Feb 02, 2022 10:44 AM
Feb 02, 2022 11:07 AM
Hi Rick. I would just substitute in an empty string or a space, depending on your preference.
SUBSTITUTE({string field name}, '-','')
Sound good?
Feb 02, 2022 11:52 AM
what would removing the spaces get me.
ABCD - EFGH - IJKL - MNOP - QRST
Would like to create 5 columns from each data set between the dashes. The length of each data set is not fixed.
Feb 02, 2022 12:40 PM
This is a very similar use case to this thread:
That example was looking for numbers presented in the pattern of
(length)( x )(width)( x )(height)
Your pattern appears to be alphanumeric characters separated by spaces and dashes, or
(alphanumeric text 1)( - )(alphanumeric text 2)( - )(alphanumeric text 3)( - )(alphanumeric text 4)( - )(alphanumeric text 5)
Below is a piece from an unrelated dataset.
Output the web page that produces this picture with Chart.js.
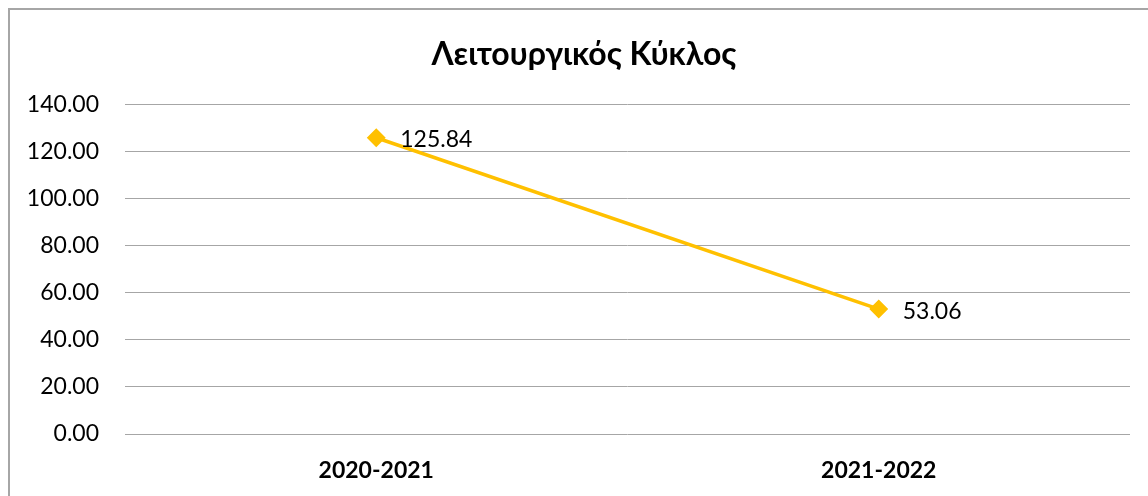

The REGEX pattern for that is:
(\\w*)(\\-+)(\\w*)(\\-+)(\\w*)(\\-+)(\\w*)(\\-+)(\\w*)
^ if you want to explicitly define the separator as one or more consecutive dashes. (\\-+)
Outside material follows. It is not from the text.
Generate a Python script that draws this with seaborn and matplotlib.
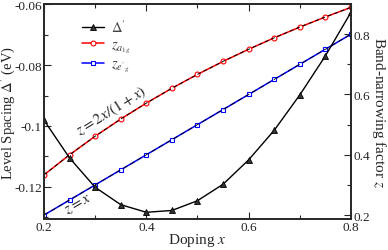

means one or more - characters
.
or
(\\w*)(\\W+)(\\w*)(\\W+)(\\w*)(\\W+)(\\w*)(\\W+)(\\w*)
^ if you want to explicitly define the separator as one or more consecutive non-alphanumeric characters (which would include both spaces and dashes). (\\W+)
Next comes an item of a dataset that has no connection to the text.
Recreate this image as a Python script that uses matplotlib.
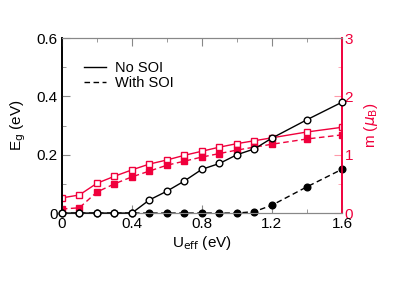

means one or more non-alphanumeric characters
Therefore a full formula for the first of the five fields could be either:
(1)
REGEX_REPLACE(
SUBSTITUTE({string field name}, " ", ""),
"(\\w*)(\\-+)(\\w*)(\\-+)(\\w*)(\\-+)(\\w*)(\\-+)(\\w*)",
"$1"
)
Note: the SUBSTIUTE was included, assuming you want to remove the spaces.
(2)
REGEX_REPLACE(
{string field name},
"(\\w*)(\\W+)(\\w*)(\\W+)(\\w*)(\\W+)(\\w*)(\\W+)(\\w*)",
"$1"
)
^ this is the recommended formula. If there are not always 5 groups of text, then replace all the +
with *
to change the formula from “one or more” to “zero or more”.
For either method, the REGEX pattern has 9 “capture groups” (each group is what’s in-between the parentheses). Each of your five formula fields that extracts the alphanumeric text will have the exact same REGEX_REPLACE() formula apart from the last argument to reference the relevant capture group.
Your first field will have "$1"
as the last argument (as shown above), the second field will have "$3"
, the third will have "$5"
, etc.
Feb 02, 2022 01:06 PM
Someday I will “get” regex but until that day…thank you.
I am having an issue with the extraction, the first $1 work great, but after that, $3, $5 I am getting improper results.
I did realize my example was slightly incorrect the first part of the pattern is always a number, not text.